In one of the most egregious examples of Palestinian doublespeak, Yasir Arafat spoke in a mosque in South Africa in May 1994, only months after the signing of the Oslo accords, and called on the worshipers “to come and to fight and to start the jihad to liberate Jerusalem.”
As the ambassador to Washington at the time, Mr. Rabinovich said he found himself in the awkward position of having to explain to anyone who would listen that jihad, usually translated as holy war, could also mean a spiritual struggle, in order to justify continuing the peace process.
Still, he said, it is not by chance that those focusing on Palestinian incitement and publicizing it are “rightist groups who use it as ammunition.”

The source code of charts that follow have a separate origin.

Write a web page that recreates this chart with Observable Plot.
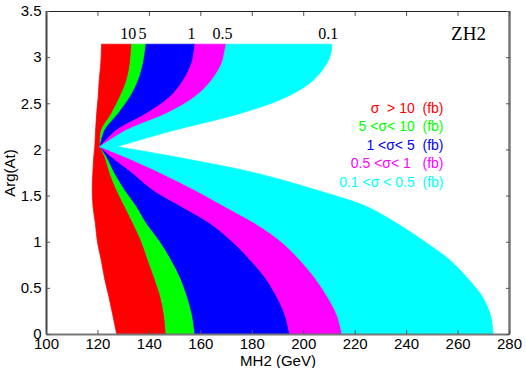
<!DOCTYPE html>
<html><head><meta charset="utf-8">
<script src="https://cdn.jsdelivr.net/npm/d3@7"></script>
<script src="https://cdn.jsdelivr.net/npm/@observablehq/plot@0.6"></script>
<style>body{margin:0;background:#fff} svg{display:block}</style>
</head><body><div id="chart"></div>
<script>
// ---------- data ----------
const xDomain = [100, 280];
const yDomain = [0, 3.5];
const xTicks = [100, 120, 140, 160, 180, 200, 220, 240, 260, 280];
const yTicks = [0, 0.5, 1, 1.5, 2, 2.5, 3, 3.5];
const levels = ["10", "5", "1", "0.5", "0.1"];
const bandColors = ["#ff0000", "#00ff00", "#0000ff", "#ff00ff", "#00ffff"];
const legendLabels = ["σ  > 10  (fb)", "5 <σ< 10  (fb)", "1 <σ< 5  (fb)", "0.5 <σ< 1   (fb)", "0.1 <σ < 0.5  (fb)"];
const title = "ZH2";

// upper lobe: Arg(At) values and MH2 of each boundary
const upperY     = [2.03, 2.21, 2.39, 2.57, 2.75, 2.93, 3.05, 3.14];
const upperEdge  = [119.0, 119.3, 119.7, 120.3, 120.7, 121.3, 121.5, 121.6];
const upper10    = [121.0, 121.6, 125.5, 128.8, 131.4, 132.7, 133.1, 133.3];
const upper5     = [121.0, 122.9, 128.1, 132.7, 135.9, 137.8, 138.5, 138.9];
const upper1     = [121.0, 127.5, 139.1, 148.2, 153.4, 156.6, 157.5, 157.9];
const upper05    = [121.0, 131.4, 146.9, 157.9, 164.4, 168.3, 169.4, 170.0];
const upper01    = [127.5, 150.0, 175.4, 193.6, 203.9, 209.1, 210.8, 211.1];

// lower lobe
const lowerY     = [2.03, 1.92, 1.74, 1.56, 1.38, 1.2, 1.0, 0.8, 0.6, 0.4, 0.2, 0];
const lowerEdge  = [119.0, 118.6, 118.2, 118.0, 118.3, 119.2, 120.0, 121.5, 122.8, 124.5, 126.0, 127.5];
const lower10    = [121.0, 122.9, 124.9, 127.5, 130.7, 133.9, 137.2, 139.7, 142.3, 144.6, 146.0, 146.7];
const lower5     = [121.0, 123.6, 126.8, 130.7, 135.3, 139.1, 144.4, 148.8, 152.4, 155.0, 156.9, 157.9];
const lower1     = [121.0, 125.5, 133.9, 141.7, 152.8, 163.8, 172.5, 179.5, 185.5, 189.8, 193.0, 194.7];
const lower05    = [121.0, 130.7, 145.0, 157.9, 169.6, 181.3, 191.5, 198.8, 204.8, 209.5, 213.2, 215.1];
const lower01    = [127.5, 150.0, 182.0, 205.0, 224.7, 236.3, 247.2, 257.0, 264.0, 269.7, 272.8, 273.8];

// ---------- build ----------
const upperBounds = [upperEdge, upper10, upper5, upper1, upper05, upper01];
const lowerBounds = [lowerEdge, lower10, lower5, lower1, lower05, lower01];

function bandRows(ys, bounds, i) {
  return ys.map((y, j) => ({y, x1: bounds[i][j], x2: bounds[i + 1][j]}));
}

const bandMarks = [];
bandColors.forEach((c, i) => {
  for (const [ys, bounds] of [[upperY, upperBounds], [lowerY, lowerBounds]]) {
    bandMarks.push(Plot.areaX(bandRows(ys, bounds, i), {
      y: "y", x1: "x1", x2: "x2", fill: c, stroke: c, strokeWidth: 0.8, curve: "catmull-rom"
    }));
  }
});

const topRow = upperY.length - 1;
const contourLabels = levels.map((t, i) => ({t, x: upperBounds[i + 1][topRow], y: upperY[topRow]}));

const serif = "'Liberation Serif', 'Times New Roman', serif";
const blank = () => "";
const plain = d => String(d);

const plot = Plot.plot({
  width: 526,
  height: 368,
  marginLeft: 46,
  marginRight: 17,
  marginTop: 11,
  marginBottom: 34,
  x: {domain: xDomain},
  y: {domain: yDomain},
  style: {fontFamily: "'Liberation Sans', Arial, sans-serif", fontSize: "15px", background: "#fff", color: "#000"},
  marks: [
    ...bandMarks,
    // frame
    Plot.ruleY([yDomain[1]], {stroke: "#222", strokeWidth: 1}),
    Plot.ruleX([xDomain[0]], {stroke: "#444", strokeWidth: 2}),
    Plot.ruleX([xDomain[1]], {stroke: "#777", strokeWidth: 2.5}),
    Plot.ruleY([yDomain[0]], {stroke: "#777", strokeWidth: 2}),
    // inward ticks
    Plot.axisX(xTicks, {anchor: "bottom", tickSize: -4, tickFormat: blank, label: null, stroke: "#555"}),
    Plot.axisX(xTicks, {anchor: "top", tickSize: -4, tickFormat: blank, label: null, stroke: "#555"}),
    Plot.axisY(yTicks, {anchor: "left", tickSize: -4, tickFormat: blank, label: null, stroke: "#555"}),
    Plot.axisY(yTicks, {anchor: "right", tickSize: -4, tickFormat: blank, label: null, stroke: "#555"}),
    // axis labels
    Plot.axisX(xTicks, {tickSize: 0, tickPadding: 4, fontSize: 15, tickFormat: plain,
      label: "MH2 (GeV)", labelAnchor: "center", labelArrow: "none", labelOffset: 31}),
    Plot.axisY(yTicks, {tickSize: 0, tickPadding: 5, fontSize: 15, tickFormat: plain,
      label: "Arg(At)", labelAnchor: "center", labelArrow: "none", labelOffset: 42}),
    // contour level labels
    Plot.text(contourLabels, {x: "x", y: "y", text: "t", dx: -4, dy: -11, fontSize: 16,
      fontFamily: serif, fill: "#000", lineAnchor: "middle"}),
    // title
    Plot.text([title], {frameAnchor: "top-right", dx: -41, dy: 22, fontSize: 19,
      fontFamily: serif, fill: "#000", lineAnchor: "middle", textAnchor: "middle"}),
    // legend
    ...legendLabels.map((t, i) => Plot.text([t], {
      frameAnchor: "top-right", textAnchor: "end", lineAnchor: "middle",
      dx: -66, dy: 97 + i * 18.4, fill: bandColors[i], fontSize: 14, ariaLabel: "legend"
    }))
  ]
});

// style σ glyphs in the legend
d3.select(plot).selectAll('g[aria-label="legend"] text').each(function () {
  const el = d3.select(this);
  const s = el.text();
  el.text(null).style("white-space", "pre");
  s.split(/(σ)/).forEach(part => {
    if (!part) return;
    const ts = el.append("tspan").text(part);
    if (part === "σ") ts.attr("font-size", 19).attr("font-weight", "bold").attr("font-family", "'DejaVu Sans', sans-serif");
  });
});

document.getElementById("chart").appendChild(plot);
</script>
</body></html>
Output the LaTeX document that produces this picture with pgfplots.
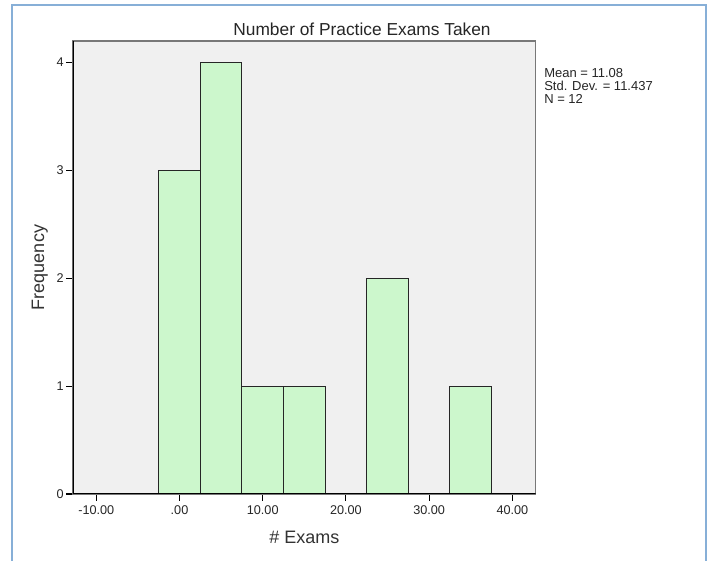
\documentclass[border=0pt]{standalone}
\usepackage{fontspec}
\setmainfont{Liberation Sans}
\usepackage{pgfplots}
\pgfplotsset{compat=1.18}
\definecolor{plotbg}{RGB}{240,240,240}
\definecolor{barfill}{RGB}{204,247,204}
\definecolor{frameblue}{RGB}{135,175,215}
\definecolor{boxgray}{RGB}{120,120,120}
\begin{document}
\begin{tikzpicture}
\useasboundingbox (0,0) rectangle (536.25pt,420.75pt);
\fill[white] (0,0) rectangle (536.25pt,420.75pt);
\draw[frameblue, line width=1.2pt] (9pt,-5pt) rectangle (529.5pt,417pt);
\begin{axis}[
  at={(54.75pt,50.25pt)}, anchor=south west,
  scale only axis, width=347pt, height=339.75pt,
  xmin=-12.8, xmax=42.8, ymin=0, ymax=4.2,
  axis background/.style={fill=plotbg},
  axis line style={draw=boxgray, line width=1pt},
  xtick={-10,0,10,20,30,40},
  xticklabels={-10.00,.00,10.00,20.00,30.00,40.00},
  ytick={0,1,2,3,4},
  tick pos=left, tick align=outside,
  major tick length=5pt,
  tick style={black, line width=0.8pt},
  ticklabel style={font=\fontsize{9.5}{11}\selectfont, text=black!85},
  /pgf/number format/assume math mode=true,
  yticklabel style={xshift=1.5pt},
  xlabel={\# Exams}, ylabel={Frequency},
  label style={font=\fontsize{13.5}{15}\selectfont, text=black!80},
  xlabel style={at={(axis description cs:0.5,-0.095)}, anchor=center},
  ylabel style={at={(axis description cs:-0.072,0.5)}, anchor=center},
]
\addplot[ybar interval, fill=barfill, draw=black!85, line width=0.8pt] coordinates {
  (-2.5,3) (2.5,4) (7.5,1) (12.5,1) (17.5,0) (22.5,2) (27.5,0) (32.5,1) (37.5,1)
};
\draw[black, line width=1pt] (rel axis cs:0,1) -- (rel axis cs:0,0) -- (rel axis cs:1,0);
\end{axis}
\node[font=\fontsize{13}{15}\selectfont, text=black!85] at (271.5pt,399pt) {Number of Practice Exams Taken};
\node[font=\fontsize{9.75}{9.8}\selectfont, text=black!85, align=left, anchor=north west, inner sep=0pt] at (408pt,370pt) {Mean = 11.08\\Std. Dev. = 11.437\\N = 12};
\end{tikzpicture}
\end{document}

The issue of Palestinian double-speak is “important, and also inevitable,” said Shlomo Brom, a retired Israeli general who leads a program on Israeli-Palestinian relations at the Institute for National Security Studies at Tel Aviv University. “If it is possible to deal with it at all,” Mr. Brom said, “it has to be done in a mutual way and as part of agreements.”
For now, though, the Israelis and Palestinians are not talking to each other, but only to themselves.